Rabbit Ear Pass. That’s what I’ve named the stretch of road we’re on because we have two peaks of equal size to cross to get to Pasto. The first peak is a 13 mile climb up to 10,650 feet. But those 13 miles feel like the distance to the moon. I remember when being up above 10,000 feet seemed crazy high. In South America, it’s our new norm.
There’s a lot of positive self talk on days like today, convincing myself that if I just keep my wheels turning I’ll eventually get there. I try to avoid doing the math. At my speed, it will take me 3-4 hours to get to the top (and that’s not counting breaks). These 13 miles seem to be going by SO slowly. A couple of times I check to see if my odometer is working or if I have a flat tire.

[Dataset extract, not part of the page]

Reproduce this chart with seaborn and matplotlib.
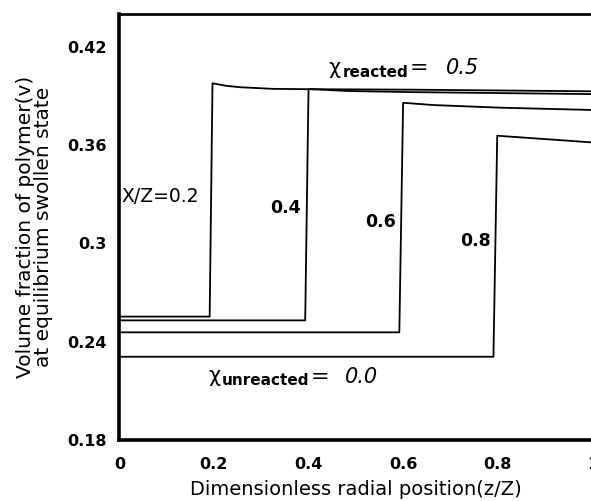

The road cut into the mountain:
Switchbacks going up the mountain:
We thought we could make it to Pasto in one day. But by the time we got over one of the “ears” our legs were beat. We rolled down to the low point between them and called it a day. We haven’t been on flat ground in what feels like forever. Days with 5000+ feet of climbing are becoming more common, rather than the exception. We are in the Andes, the longest continental mountain range in the world, extending all the way from Venezuela to Argentina. I have a feeling this is just the beginning…
View of Laguna La Cocha:
We have a restless night. It starts to rain, just a little at first, like it will blow over. But then comes the booming thunder and lighting and we know we’re in for a storm. We could sleep if we trusted our tent to keep the water out. But both of us lie awake worrying if the repairs to the tent floor will hold, and then we notice a few drops of water coming down from above. The seams of the rainfly are leaking. This tent is on its last leg, between the ant attack in Mexico, breaking the pole on Thanksgiving, the damage to the floor from the desert thorns, and now the roof is leaking. Thank goodness my sister is bringing a new tent when she visits us in Ecuador. It just needs to make it one more month.